Kalckar and his wife arrived in Pasadena in the Spring of 1939 and rapidly became a part of the Caltech social and intellectual community, including Max Delbrück, Linus Pauling, and James and David Bonner. At Delbrück's suggestion he attended C. B. van Niel’s popular Pacific Grove microbiology course, an event that had a life time influence on his research career.

While at Caltech, Kalckar wrote and published what was, arguably, one of his most important papers. Under Pauling's influence he reviewed the literature dealing with biological energetic mechanisms. In 108 pages, including 310 references, the paper was a virtual synopsis of the state of biochemistry at the time. As Kalckar noted:

The aim of this review has been not only to collect and coordinate knowledge from very different fields, like animal physiology, microbiology, enzyme chemistry, organic and physical chemistry, but also to interpret all the fundamental biological phenomena from a dynamic point of view. (p. 167)

Although not highly cited, the paper was important because Kalckar provided strong evidence for the role of "high energy" compounds in metabolic processes. In the paper Kalckar developed an argument for the central role of Adenosine-5'-triphosphate (ATP) as a common metabolic "energy carrier." The paper is not highly cited, most likely, because Kalckar's mentor and friend, Fritz Lipmann, published a similar review in which he introduced the notion of "~P" as a means of representing a "high energy" bond.

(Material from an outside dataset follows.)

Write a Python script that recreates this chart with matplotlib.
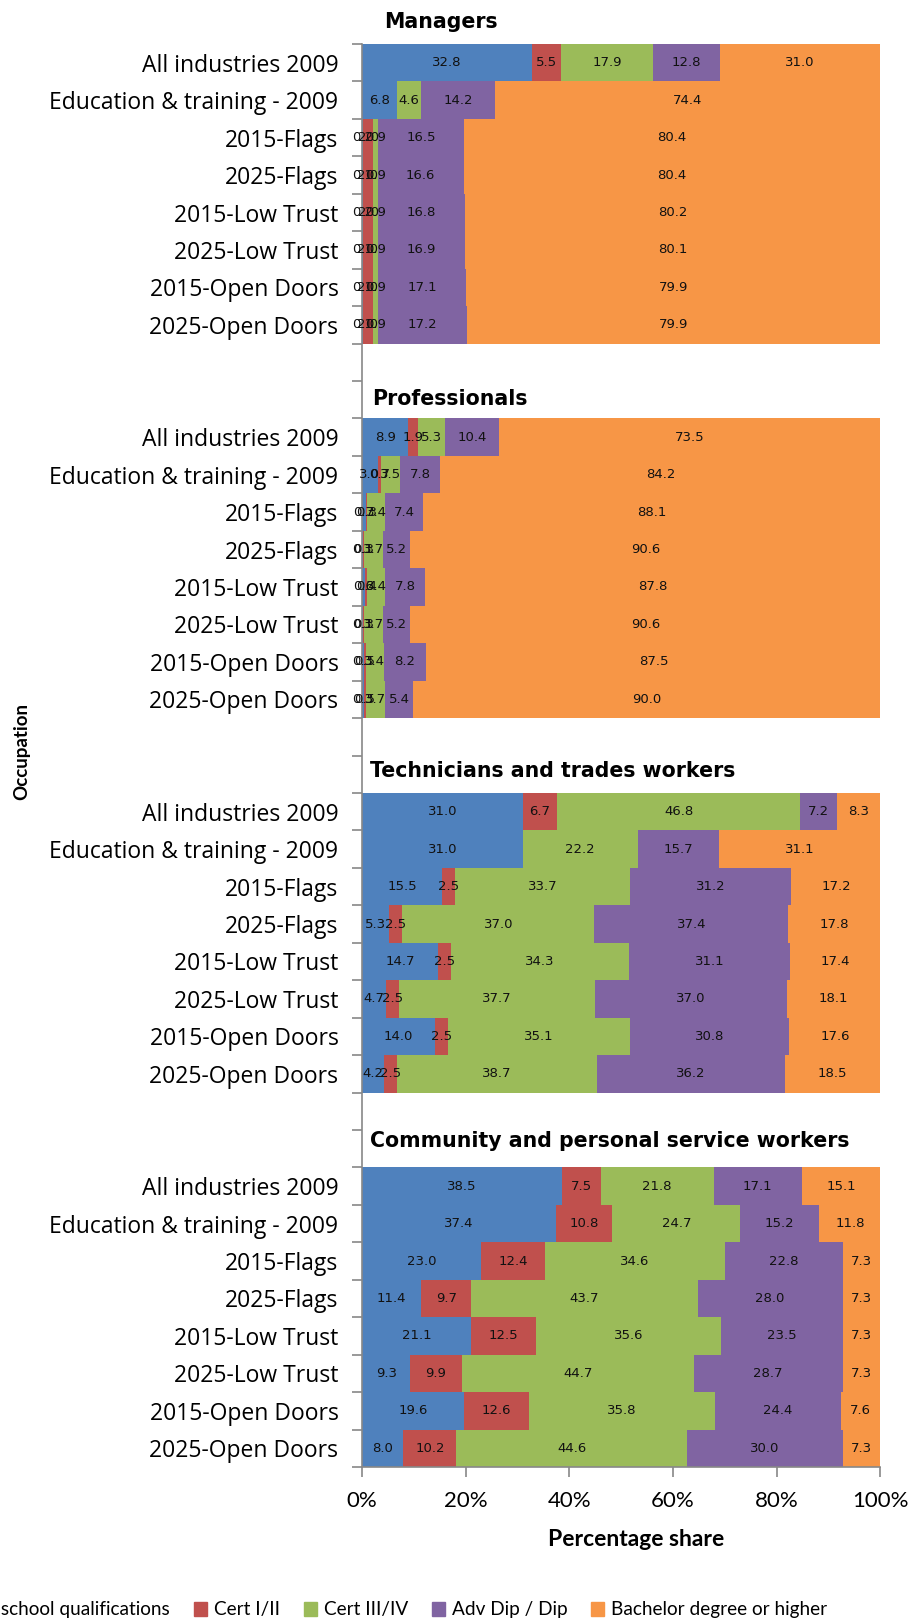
import matplotlib
matplotlib.use('Agg')
import matplotlib.pyplot as plt
from matplotlib.patches import Patch
import numpy as np

# stacked qualification shares by occupation group and scenario
groups = ['Managers', 'Professionals', 'Technicians and trades workers',
          'Community and personal service workers']
rows = ['All industries 2009', 'Education & training - 2009', '2015-Flags', '2025-Flags',
        '2015-Low Trust', '2025-Low Trust', '2015-Open Doors', '2025-Open Doors']
series = ['No non-school qualifications', 'Cert I/II', 'Cert III/IV', 'Adv Dip / Dip',
          'Bachelor degree or higher']
colors = ['#4F81BD', '#C0504D', '#9BBB59', '#8064A2', '#F79646']

managers = [
    [32.8, 5.5, 17.9, 12.8, 31.0],
    [6.8, 0.0, 4.6, 14.2, 74.4],
    [0.2, 2.0, 0.9, 16.5, 80.4],
    [0.1, 2.0, 0.9, 16.6, 80.4],
    [0.2, 2.0, 0.9, 16.8, 80.2],
    [0.1, 2.0, 0.9, 16.9, 80.1],
    [0.1, 2.0, 0.9, 17.1, 79.9],
    [0.1, 2.0, 0.9, 17.2, 79.9],
]
professionals = [
    [8.9, 1.9, 5.3, 10.4, 73.5],
    [3.0, 0.7, 3.5, 7.8, 84.2],
    [0.7, 0.3, 3.4, 7.4, 88.1],
    [0.1, 0.3, 3.7, 5.2, 90.6],
    [0.6, 0.4, 3.4, 7.8, 87.8],
    [0.1, 0.3, 3.7, 5.2, 90.6],
    [0.3, 0.5, 3.4, 8.2, 87.5],
    [0.3, 0.5, 3.7, 5.4, 90.0],
]
technicians = [
    [31.0, 6.7, 46.8, 7.2, 8.3],
    [31.0, 0.0, 22.2, 15.7, 31.1],
    [15.5, 2.5, 33.7, 31.2, 17.2],
    [5.3, 2.5, 37.0, 37.4, 17.8],
    [14.7, 2.5, 34.3, 31.1, 17.4],
    [4.7, 2.5, 37.7, 37.0, 18.1],
    [14.0, 2.5, 35.1, 30.8, 17.6],
    [4.2, 2.5, 38.7, 36.2, 18.5],
]
community = [
    [38.5, 7.5, 21.8, 17.1, 15.1],
    [37.4, 10.8, 24.7, 15.2, 11.8],
    [23.0, 12.4, 34.6, 22.8, 7.3],
    [11.4, 9.7, 43.7, 28.0, 7.3],
    [21.1, 12.5, 35.6, 23.5, 7.3],
    [9.3, 9.9, 44.7, 28.7, 7.3],
    [19.6, 12.6, 35.8, 24.4, 7.6],
    [8.0, 10.2, 44.6, 30.0, 7.3],
]
group_data = [managers, professionals, technicians, community]

fig = plt.figure(figsize=(9.12, 16.2), dpi=100)
ax = fig.add_axes([362 / 912, 1 - 1467 / 1620, 518.5 / 912, 1423 / 1620])

ypos, ylabels = [], []
for g, data in enumerate(group_data):
    start = g * 10
    vals = np.array(data)
    shares = vals / vals.sum(axis=1, keepdims=True) * 100
    y = np.arange(start, start + len(rows))
    left = np.zeros(len(rows))
    for s in range(len(series)):
        ax.barh(y, shares[:, s], left=left, height=1.0, color=colors[s], linewidth=0)
        for i in range(len(rows)):
            if vals[i, s] > 0:
                ax.text(left[i] + shares[i, s] / 2, y[i], '%.1f' % vals[i, s],
                        ha='center', va='center', fontsize=9.5, color='#111111',
                        family='DejaVu Sans')
        left += shares[:, s]
    ypos.extend(y)
    ylabels.extend(rows)

ax.set_xlim(0, 100)
ax.set_ylim(37.5, -0.5)
ax.set_yticks(ypos)
ax.set_yticklabels(ylabels, family='Open Sans', fontsize=16.5)
ax.set_yticks(np.arange(-0.5, 38, 1), minor=True)
ax.tick_params(axis='y', which='major', length=0, pad=17)
ax.tick_params(axis='y', which='minor', length=7, color='#888888', width=1.2)
ax.set_xticks([0, 20, 40, 60, 80, 100])
ax.set_xticklabels(['0%', '20%', '40%', '60%', '80%', '100%'], family='Lato', fontsize=16)
ax.tick_params(axis='x', length=7, color='#888888', width=1.2, pad=10)
for side in ['top', 'right']:
    ax.spines[side].set_visible(False)
for side in ['left', 'bottom']:
    ax.spines[side].set_color('#888888')
    ax.spines[side].set_linewidth(1.2)

# group titles sit in the blank row above each block
row_h = 1423 / 38
title_x = [384, 372, 370, 370]
title_gap = [22, 19, 22, 26]
for g, name in enumerate(groups):
    top = 44 + g * 10 * row_h
    fig.text(title_x[g] / 912, 1 - (top - title_gap[g]) / 1620, name,
             fontsize=14.8, fontweight='bold', family='DejaVu Sans', va='center', ha='left')

fig.text(636 / 912, 1 - 1539 / 1620, 'Percentage share', fontsize=16.5, fontweight='bold',
         family='Lato', ha='center', va='center')
fig.text(22 / 912, 1 - 751 / 1620, 'Occupation', fontsize=13.5, fontweight='bold',
         family='Lato', ha='center', va='center', rotation=90)

handles = [Patch(color=c, label=s) for c, s in zip(colors, series)]
leg_y = 1 - 1610 / 1620
leg = fig.legend(handles=handles, loc='center left', bbox_to_anchor=(0, leg_y),
                 ncol=5, frameon=False, handlelength=0.7, handleheight=0.7,
                 handletextpad=0.35, columnspacing=1.25, prop={'family': 'Lato', 'size': 13.7})

# shift the legend so the Cert I/II key lands where it does in the original (first entry runs off the left edge)
fig.canvas.draw()
key_left = leg.legend_handles[1].get_window_extent().x0
leg.set_bbox_to_anchor(((0 - (key_left - 194)) / 912, leg_y), transform=fig.transFigure)

fig.savefig('out.png', dpi=100)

The onset of World War II stranded the Kalckars in the United States; Kalckar was offered an appointment as a research fellow at Washington University, and he and his wife moved to St. Louis. Kalckar resumed his friendship with Colowick, and they collaborated to work on the enzyme adenylate kinase in 1942, which they purified from muscle extracts. Further work on nucleotide metabolism allowed him to identify nucleoside phosphorylase, a key enzyme in nucleotide salvage pathways. The work was very important in expanding Kalckar's research interests because previously he had worked with complex physiological systems. In his Washington University work, he focused on individual enzymes and their purification.

At an invitation from Oliver Lowry (1910–1996), Kalckar moved to the New York Public Health Institute as a research associate. The move was an important part of developing Kalckar's research biochemical abilities as an enzymologist, because as Paul Berg commented, he “developed a whole new approach to being able to use enzymes in a novel way.” The lab was equipped with a relatively rare Beckman DU ultraviolet spectrophotometer; Kalckar rapidly used the instrument to develop several novel enzyme assays. In 1947 he published three papers on purine metabolism enzymes, all of which were highly cited (3,200 citations in 2006).